For some women, it wouldn't make any difference because they shut down either way, but it sure does for me!
I disagree women are visually orientated or at least some are. I've been to parties before where a girl comes up to you and is like "You're hot" and literally within the next 5 minutes she pulls you into the bathroom wanting to have sex.
That is SOOOOOOO well stated! Very nice! I think friends is a better way of looking at it. If you talk and spend time getting to know each other, a friendship can start to develop rather than a romance.
The bottom line is that I like to talk until I feel comfortable being intimate. The guy is no longer a stranger to me. Rather than shutting down and going through the motions, I can find some level of genuine response if I've made that effort. And the guy always has a better time as a result of it. So do I!
I don't want to feel like a zombie/robot/sperm depository. I don't want to dread/hate the experience. No amount of money is worth that to me. I have to live with these memories I'm creating for the rest of my life. I want them to be good! And the vast majority of them are!
Yes, I am a snowflake. We all are. Each one very different than the next.
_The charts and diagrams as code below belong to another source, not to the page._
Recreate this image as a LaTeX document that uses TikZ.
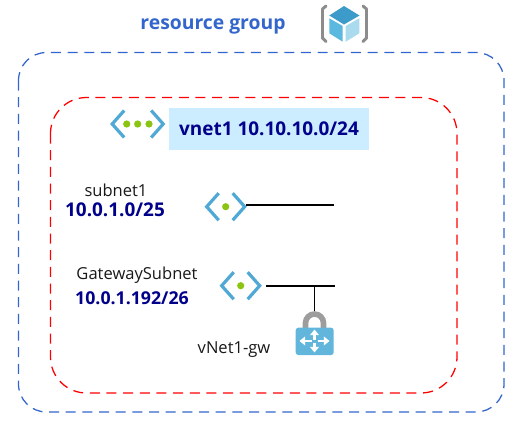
\documentclass[tikz,border=0pt]{standalone}
\usepackage{fontspec}
\setmainfont{Open Sans}
\usetikzlibrary{arrows.meta}
\definecolor{rgblue}{HTML}{3366CC}
\definecolor{navytext}{HTML}{00008B}
\definecolor{iconblue}{HTML}{50A8D4}
\definecolor{icongreen}{HTML}{8CC414}
\definecolor{bannerblue}{HTML}{CCECFF}
\definecolor{cubetop}{HTML}{3C9BC9}
\definecolor{cubeleft}{HTML}{5BB8DE}
\definecolor{cuberight}{HTML}{A9DAEE}
\definecolor{bracketgray}{HTML}{8C8C8C}
\definecolor{lockblue}{HTML}{62B6DC}
\tikzset{
  x=0.75pt,y=-0.75pt,
  chevron/.style={draw=iconblue,line width=2.4pt,line join=miter,line cap=butt},
  dotmark/.style={circle,fill=icongreen,inner sep=0pt,minimum size=5.4pt},
  plainlabel/.style={inner sep=0pt,font=\fontsize{12.4pt}{14pt}\selectfont,text=black!90},
  boldlabel/.style={inner sep=0pt,font=\fontsize{14.2pt}{16pt}\selectfont\bfseries,text=navytext},
  wire/.style={draw=black,line width=0.8pt},
  zone/.style={dash pattern=on 7.5pt off 5pt,line width=0.95pt},
  bracket/.style={line width=2.2pt,draw=bracketgray,line join=round,line cap=round},
  lockarrow/.style={draw=white,line width=1.6pt,-{Triangle[length=4.2pt,width=6.5pt]}},
}
\newcommand{\netchevrons}[3]{%
  \draw[chevron] ({#1-#3+13},{#2-13.5}) -- ({#1-#3+1},#2) -- ({#1-#3+13},{#2+13.5});
  \draw[chevron] ({#1+#3-13},{#2-13.5}) -- ({#1+#3-1},#2) -- ({#1+#3-13},{#2+13.5});
}
\begin{document}
\begin{tikzpicture}
\useasboundingbox (0,0) rectangle (514,422);
\fill[white] (0,0) rectangle (514,422);
% zones
\draw[zone,draw=rgblue,rounded corners=21pt] (18.5,52.5) rectangle (504,412);
\draw[zone,draw=red,rounded corners=27pt] (50.5,97.5) rectangle (457,393);
% title
\node[inner sep=0pt,font=\fontsize{14.5pt}{16pt}\selectfont\bfseries,text=rgblue] (title) at (213,26.5) {resource group};
% cube icon
\draw[bracket] (326,6) -- (322.5,9) -- (322.5,38) -- (326,41.5);
\draw[bracket] (363,6) -- (366.5,9) -- (366.5,38) -- (363,41.5);
\fill[cubetop] (344,6) -- (359.5,15.5) -- (344,24.5) -- (329.3,15.5) -- cycle;
\fill[cubeleft] (329.3,18.3) -- (342.7,26) -- (342.7,41.7) -- (329.3,33.3) -- cycle;
\fill[cuberight] (345.7,26) -- (359.3,18.3) -- (359.3,33.3) -- (345.7,41.7) -- cycle;
% vnet banner
\node[fill=bannerblue,minimum width=150pt,minimum height=31.9pt,inner sep=0pt] (banner) at (269.3,128.8) {};
\node[boldlabel] (vnetlabel) at (269,128.5) {vnet1 10.10.10.0/24};
\netchevrons{137.7}{124}{26.5}
\node[dotmark] (vd1) at (126.7,124) {};
\node[dotmark] (vd2) at (137.7,124) {};
\node[dotmark] (vd3) at (149,124) {};
% subnet1
\node[plainlabel] (sub1) at (116,190) {subnet1};
\node[boldlabel] (sub1ip) at (115,210) {10.0.1.0/25};
\netchevrons{225.7}{206.7}{20}
\node[dotmark] (sub1dot) at (225.7,206.7) {};
\coordinate (sub1a) at (246,205);
\coordinate (sub1b) at (334,205);
\draw[wire] (sub1a) -- (sub1b);
% gateway subnet
\node[plainlabel] (gw) at (137,275) {GatewaySubnet};
\node[boldlabel,font=\fontsize{13.3pt}{15pt}\selectfont\bfseries] (gwip) at (132,298) {10.0.1.192/26};
\netchevrons{240.7}{285.7}{20}
\node[dotmark] (gwdot) at (240.7,285.7) {};
\coordinate (gwa) at (266,286);
\coordinate (gwb) at (335,286);
\coordinate (gwj) at (314.5,286);
\coordinate (locktop) at (314.5,313);
\draw[wire] (gwa) -- (gwb);
\draw[wire] (gwj) -- (locktop);
% lock
\draw[draw=bracketgray!85,line width=4.2pt] (305.5,332) -- (305.5,323) arc[start angle=180,end angle=360,radius=9] -- (323.5,332);
\fill[lockblue,rounded corners=2pt] (295.7,327.7) rectangle (333.7,355);
\coordinate (lc) at (314.5,341);
\draw[lockarrow] (lc) ++(-3,0) -- ++(-12,0);
\draw[lockarrow] (lc) ++(3,0) -- ++(12,0);
\draw[lockarrow] (lc) ++(0,-1.5) -- ++(0,-10);
\draw[lockarrow] (lc) ++(0,1.5) -- ++(0,10);
\node[plainlabel] (gwname) at (234,350) {vNet1-gw};
\end{tikzpicture}
\end{document}
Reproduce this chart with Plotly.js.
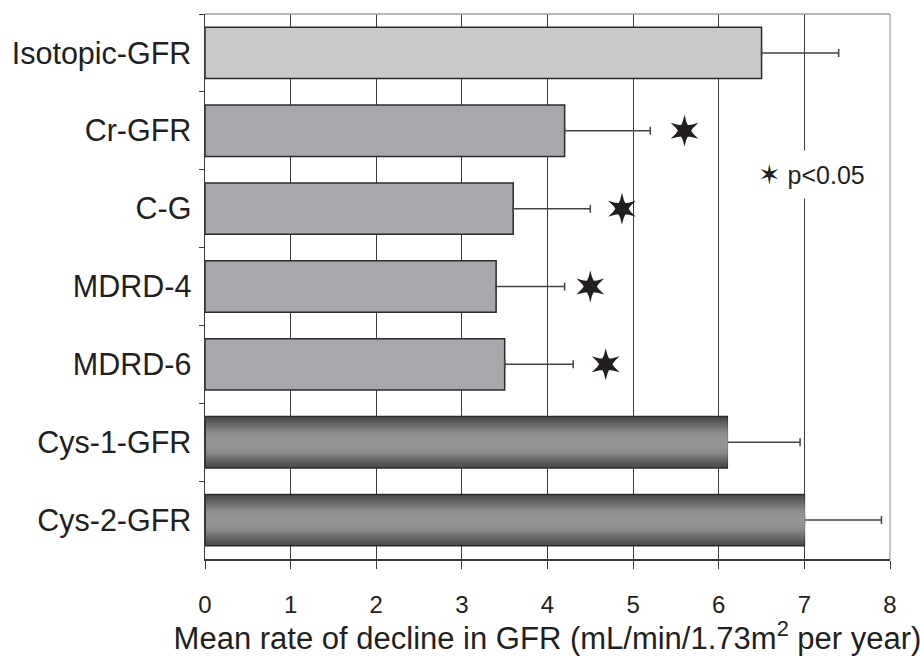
<!DOCTYPE html>
<html>
<head>
<meta charset="utf-8">
<script src="https://cdn.plot.ly/plotly-3.0.1.min.js"></script>
<style>html,body{margin:0;padding:0;background:#fff;}#chart{width:920px;height:656px;}</style>
</head>
<body>
<div id="chart"></div>
<script>
// ---- data ----
var categories = ["Isotopic-GFR", "Cr-GFR", "C-G", "MDRD-4", "MDRD-6", "Cys-1-GFR", "Cys-2-GFR"];
var meanDecline = [6.5, 4.2, 3.6, 3.4, 3.5, 6.1, 7.0];
var errorPlus = [0.9, 1.0, 0.9, 0.8, 0.8, 0.85, 0.9];
var starCategories = ["Cr-GFR", "C-G", "MDRD-4", "MDRD-6"];
var starX = [5.6, 4.87, 4.5, 4.68];
var starSymbol = "\u2736";
var xTickValues = [0, 1, 2, 3, 4, 5, 6, 7, 8];
var xTickLabels = ["0", "1", "2", "3", "4", "5", "6", "7", "8"];
var legendLabel = "p<0.05";
var xAxisTitle = "Mean rate of decline in GFR (mL/min/1.73m<sup>2</sup> per year)";

// ---- styles ----
var barColors = ["#c8c9cb", "#a7a8ab", "#a7a8ab", "#a7a8ab", "#a7a8ab", "#4c4c4e", "#4c4c4e"];
var cysCats = categories.slice(5);
var cysVals = meanDecline.slice(5);
var gradientLayers = [
  {w: 0.62, c: "#505052"},
  {w: 0.58, c: "#565658"},
  {w: 0.54, c: "#5d5d5f"},
  {w: 0.50, c: "#646466"},
  {w: 0.46, c: "#6b6b6d"},
  {w: 0.42, c: "#727274"},
  {w: 0.38, c: "#79797b"},
  {w: 0.34, c: "#808082"},
  {w: 0.30, c: "#868789"},
  {w: 0.25, c: "#8b8c8e"},
  {w: 0.19, c: "#909193"},
  {w: 0.12, c: "#939496"}
];

var traces = [{
  type: "bar",
  orientation: "h",
  y: categories,
  x: meanDecline,
  width: 0.66,
  marker: {color: barColors, line: {color: "#2b2b2b", width: 1.5}},
  error_x: {type: "data", symmetric: false, array: errorPlus, arrayminus: errorPlus.map(function(){return 0;}),
            color: "#444", thickness: 1.5, width: 4},
  showlegend: false,
  hoverinfo: "skip"
}];

gradientLayers.forEach(function(g) {
  traces.push({
    type: "bar",
    orientation: "h",
    y: cysCats,
    x: cysVals.map(function(v){ return v - 0.012; }),
    base: 0.012,
    width: g.w,
    marker: {color: g.c, line: {width: 0}},
    showlegend: false,
    hoverinfo: "skip"
  });
});

["star-triangle-up", "star-triangle-down"].forEach(function(sym) {
  traces.push({
    type: "scatter",
    mode: "markers",
    y: starCategories,
    x: starX,
    marker: {symbol: sym, size: 20, color: "#231f20", line: {width: 0}},
    showlegend: false,
    hoverinfo: "skip"
  });
});

var layout = {
  width: 920,
  height: 656,
  margin: {l: 205, r: 30, t: 14, b: 97},
  paper_bgcolor: "#fff",
  plot_bgcolor: "#fff",
  barmode: "overlay",
  font: {family: "'Liberation Sans', Arial, sans-serif", color: "#231f20"},
  xaxis: {
    range: [0, 8],
    tickvals: xTickValues,
    ticktext: xTickLabels,
    showgrid: true,
    gridcolor: "#3a3a3a",
    gridwidth: 1,
    zeroline: false,
    showline: true,
    linecolor: "#3a3a3a",
    linewidth: 1.5,
    ticks: "outside",
    ticklen: 8,
    tickcolor: "#3a3a3a",
    tickfont: {family: "'Liberation Sans Narrow', 'Liberation Sans', sans-serif", size: 24, color: "#231f20"},
    ticklabelstandoff: 16,
    title: {text: xAxisTitle, font: {size: 31, color: "#231f20"}, standoff: 5},
    fixedrange: true
  },
  yaxis: {
    type: "category",
    categoryorder: "array",
    categoryarray: categories,
    autorange: "reversed",
    showgrid: false,
    zeroline: false,
    showline: true,
    linecolor: "#3a3a3a",
    linewidth: 1.5,
    ticks: "outside",
    tickson: "boundaries",
    ticklen: 5,
    tickcolor: "#3a3a3a",
    tickfont: {size: 30.5, color: "#231f20"},
    ticklabelstandoff: 6,
    fixedrange: true
  },
  showlegend: false,
  annotations: [{
    xref: "x", yref: "paper",
    x: 6.35, y: 0.706,
    xanchor: "left", yanchor: "middle",
    text: "<span style='font-family:DejaVu Sans;font-size:27px'><b>" + starSymbol + "</b></span> " + legendLabel,
    showarrow: false,
    bgcolor: "#ffffff",
    borderpad: 8,
    font: {size: 25, color: "#231f20"}
  }],
  shapes: [
    {type: "line", xref: "paper", yref: "paper", x0: 0, x1: 1, y0: 1, y1: 1, line: {color: "#a0a0a0", width: 1.5}},
    {type: "line", xref: "paper", yref: "paper", x0: 1, x1: 1, y0: 0, y1: 1, line: {color: "#b0b0b0", width: 1.5}}
  ]
};

Plotly.newPlot("chart", traces, layout, {displayModeBar: false, staticPlot: true});
</script>
</body>
</html>
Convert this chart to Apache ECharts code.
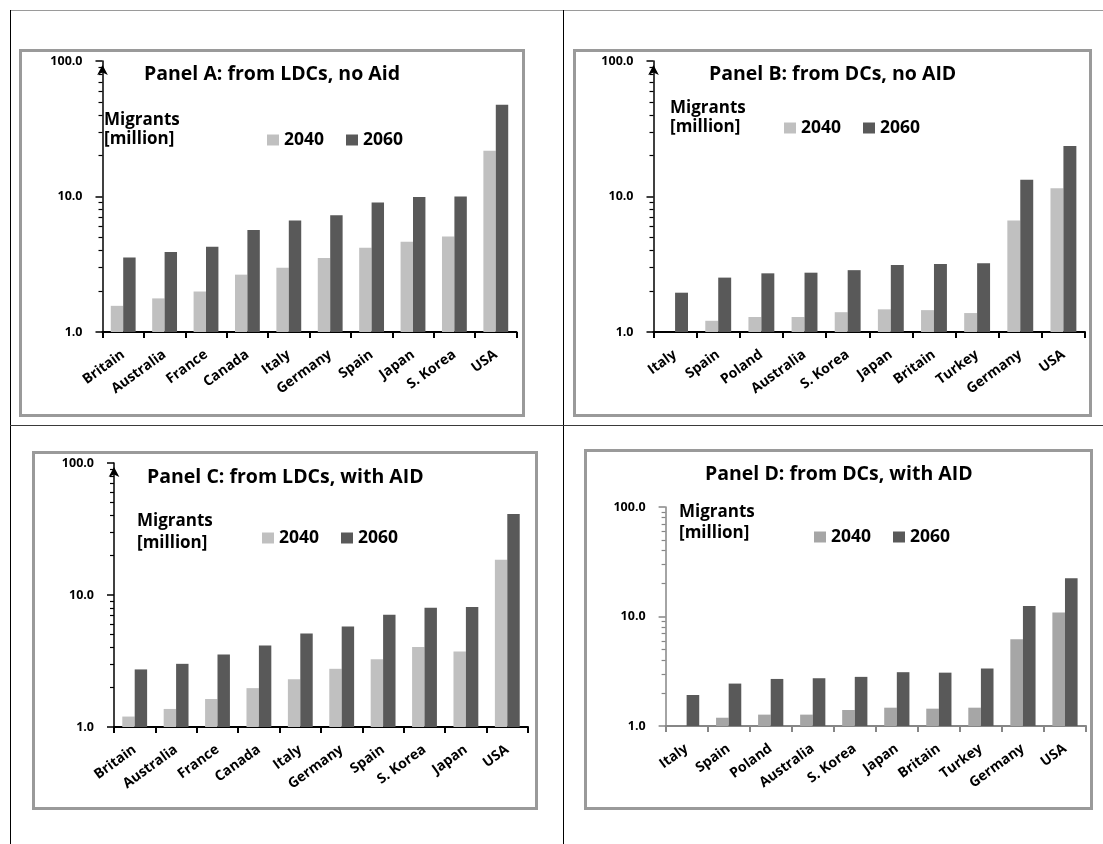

Probably more are being made than you think, but not when someone does not allow the time for it to happen. I am not talking about falling hard for someone, but some degree of real friendship. If you are not looking for a connection--and many are not--then it is likely you will find or notice the opportunity when it is there. Nothing wrong with that at all, but some do enjoy such things.
I do agree with you that many of the connections that happen would not start if the first encounter was in a public setting--the initial eye candy effect is often not present. However the mature of this business makes some initial meetings occur that would not occur in public--and as a result it allows the possibility for a connection if both people are open to it.
Although I was quick to point out to the OP what he could be missing, I don't for a second agree that sitting around talking is the only way to establish rapport. If skipping that step would make you feel like a zombie, that's a shame, but your tone suggests that you speak for women as a whole, and that other providers must be going though the motions and taking money in exchange for the harrowing memories that will surely follow them through life. Nonsense! Some providers are simply a different kind of snowflake.
Although 15 minutes is physiologically too quick for me, I often go for 30 minutes, especially for just oral. Even in one hour sessions, I like to start into the action the instant the door closes. Any talking is limited to playful banter until our post-climax chat as we're cleaning up and getting dressed. I'm not convinced that our rapport would be any stronger if we had gone through the preliminary get-to-know-you interview. I doubt that these girls are made to feel like zombies. Sperm dumpsters, maybe, but only in the spirit of fun. I give them credit with understanding that it's a F A N T A S Y.